A short, searing but seductive set from British folk’s brightest star

Her sixth album in less than a decade, Semper Femina finds Marling in typical, poetically forensic form.

A past master at excoriating observation and vivid vignette, the folk troubadour’s follow-up to 2015’s self-produced Short Movie offers no stylistic surprises.

In fact, aside from the early singles the album relies more heavily on acoustic guitar than any of its predecessors, with strings, piano and drum purposefully deployed under the watchful eye of producer Blake Mills.

That’s not to diminish the musicianship – the finger-picked guitar and string arrangement of the reflective Wild Once, for example, is seriously impressive.

Low, languid double bass imparts an ominous tone to opener Soothing, too, demanding your attention as irresistibly as that voice of hers illuminating the contrariness of the female condition.

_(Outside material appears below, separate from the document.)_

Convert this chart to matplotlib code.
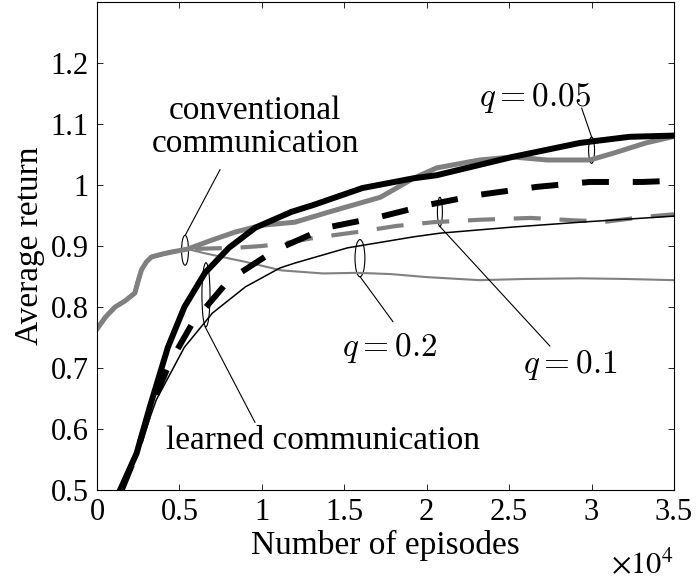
import matplotlib
matplotlib.use("Agg")
import matplotlib.pyplot as plt
from matplotlib.patches import Ellipse

# ---------------- data (x in units of 1e4 episodes) ----------------
conv_start_x = [0.0, 0.05, 0.11, 0.17, 0.23, 0.25, 0.27, 0.30, 0.33, 0.40, 0.45, 0.55]
conv_start_y = [0.764, 0.783, 0.800, 0.810, 0.823, 0.843, 0.861, 0.874, 0.882, 0.887, 0.890, 0.895]

conv005_x = conv_start_x + [0.70, 0.84, 1.0, 1.2, 1.41, 1.72, 1.92, 2.06, 2.32, 2.52, 2.73, 2.99, 3.13, 3.33, 3.49]
conv005_y = conv_start_y + [0.910, 0.923, 0.934, 0.939, 0.956, 0.980, 1.011, 1.028, 1.041, 1.046, 1.041, 1.041, 1.052, 1.069, 1.079]

conv01_x = conv_start_x + [0.84, 1.0, 1.13, 1.31, 1.58, 1.82, 2.04, 2.32, 2.63, 2.90, 3.09, 3.33, 3.50]
conv01_y = conv_start_y + [0.897, 0.900, 0.904, 0.913, 0.923, 0.933, 0.939, 0.943, 0.946, 0.942, 0.940, 0.948, 0.952]

conv02_x = conv_start_x + [0.655, 0.9, 1.12, 1.37, 1.58, 1.78, 2.0, 2.32, 2.6, 2.93, 3.2, 3.5]
conv02_y = conv_start_y + [0.888, 0.874, 0.860, 0.855, 0.856, 0.854, 0.849, 0.844, 0.846, 0.847, 0.846, 0.844]

learn005_x = [0.14, 0.24, 0.32, 0.43, 0.53, 0.655, 0.80, 0.96, 1.18, 1.31, 1.61, 1.92, 2.06, 2.52, 2.93, 3.23, 3.50]
learn005_y = [0.50, 0.56, 0.636, 0.734, 0.800, 0.856, 0.897, 0.930, 0.956, 0.967, 0.995, 1.011, 1.016, 1.046, 1.069, 1.079, 1.081]

learn01_x = [0.15, 0.24, 0.32, 0.44, 0.58, 0.80, 1.08, 1.39, 1.72, 2.0, 2.32, 2.67, 2.99, 3.31, 3.50]
learn01_y = [0.50, 0.56, 0.63, 0.708, 0.774, 0.844, 0.893, 0.930, 0.948, 0.967, 0.984, 0.997, 1.005, 1.005, 1.007]

learn02_x = [0.15, 0.25, 0.36, 0.53, 0.70, 0.90, 1.11, 1.20, 1.52, 1.92, 2.08, 2.52, 2.93, 3.50]
learn02_y = [0.50, 0.565, 0.648, 0.734, 0.790, 0.833, 0.864, 0.872, 0.897, 0.915, 0.921, 0.931, 0.939, 0.949]

xticks = [0, 0.5, 1, 1.5, 2, 2.5, 3, 3.5]
xtick_labels = ["0", "0.5", "1", "1.5", "2", "2.5", "3", "3.5"]
yticks = [0.5, 0.6, 0.7, 0.8, 0.9, 1.0, 1.1, 1.2]
ytick_labels = ["0.5", "0.6", "0.7", "0.8", "0.9", "1", "1.1", "1.2"]

# ---------------- figure ----------------
plt.rcParams["font.family"] = ["Liberation Serif", "DejaVu Serif"]
fig = plt.figure(figsize=(6.96, 5.85), dpi=100)
ax = fig.add_axes([97/696, 95/585, 577/696, 488/585])

gray = "#808080"
ax.plot(conv02_x, conv02_y, color=gray, lw=1.5)
ax.plot(conv01_x, conv01_y, color=gray, lw=3.0, dashes=(6.5, 4.5))
ax.plot(conv005_x, conv005_y, color=gray, lw=3.6)
ax.plot(learn02_x, learn02_y, color="black", lw=1.1)
ax.plot(learn01_x, learn01_y, color="black", lw=4.3, dashes=(4.5, 4.0))
ax.plot(learn005_x, learn005_y, color="black", lw=4.3)

ax.set_xlim(0, 3.5)
ax.set_ylim(0.5, 1.3)
ax.set_xticks(xticks)
ax.set_xticklabels(xtick_labels)
ax.set_yticks(yticks)
ax.set_yticklabels(ytick_labels)
ax.tick_params(direction="in", top=True, right=True, length=4, width=0.6,
               labelsize=22, pad=6)
for s in ax.spines.values():
    s.set_linewidth(0.8)

ax.set_xlabel("Number of episodes", fontsize=24, labelpad=2)
ax.set_ylabel("Average return", fontsize=24, labelpad=4)
ax.text(1.0, -0.155, r"$\times 10^4$", transform=ax.transAxes, ha="right",
        va="center", fontsize=22, math_fontfamily="stix")

# ---------------- annotations ----------------
def ell(cx, cy, w, h):
    ax.add_patch(Ellipse((cx, cy), w, h, fill=False, ec="black", lw=0.8))

def seg(x0, y0, x1, y1):
    ax.plot([x0, x1], [y0, y1], color="black", lw=0.8)

# conventional
ell(0.534, 0.893, 0.042, 0.049)
seg(0.534, 0.917, 0.746, 1.025)
ax.text(0.96, 1.095, "conventional\ncommunication", ha="center", va="center",
        fontsize=24, linespacing=1.12)
# learned
ell(0.661, 0.820, 0.049, 0.105)
seg(0.655, 0.768, 0.958, 0.611)
ax.text(1.37, 0.580, "learned communication", ha="center", va="center", fontsize=24)
# q = 0.2
ell(1.595, 0.880, 0.06, 0.061)
seg(1.595, 0.850, 1.795, 0.776)
ax.text(1.775, 0.732, r"$q=0.2$", ha="center", va="center", fontsize=24,
        math_fontfamily="cm")
# q = 0.1
ell(2.08, 0.956, 0.03, 0.048)
seg(2.08, 0.932, 2.747, 0.736)
ax.text(2.868, 0.705, r"$q=0.1$", ha="center", va="center", fontsize=24,
        math_fontfamily="cm")
# q = 0.05
ell(3.0, 1.057, 0.036, 0.043)
seg(3.0, 1.079, 2.94, 1.126)
ax.text(2.656, 1.142, r"$q=0.05$", ha="center", va="center", fontsize=24,
        math_fontfamily="cm")

fig.savefig("out.png", dpi=100)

And it’s that enduring, irrational fascination which forms the lyrical core of Semper Femina, threaded with references to nature.

The verdant, finger-picked strings of The Valley offset its protagonist mourning an unspoken loss, even sad at the dawn dew “and the newness that it brings”.

Wild Fire’s lulling, warm Americana sway compliments Marling’s sweetly breathy vocal, here delivering the incisive lines: “She puts it in a notepad; she’s gonna write a book someday. Course the only part that I want to read is about her time spent with me. Wouldn’t you die to know how you’re seen? Are you getting away with who you’re trying to be?”

Candid, combative, caring and corrosive by turns, Marling has never sounded so assured as she delves unflinchingly into mortality, loss, ego and anger.

It’s a disarmingly accessible and wonderfully idiosyncratic work. Still some way off her 30th birthday, with Semper Femina Marling continues to craft an admirable canon of enchanting, contemporary folk.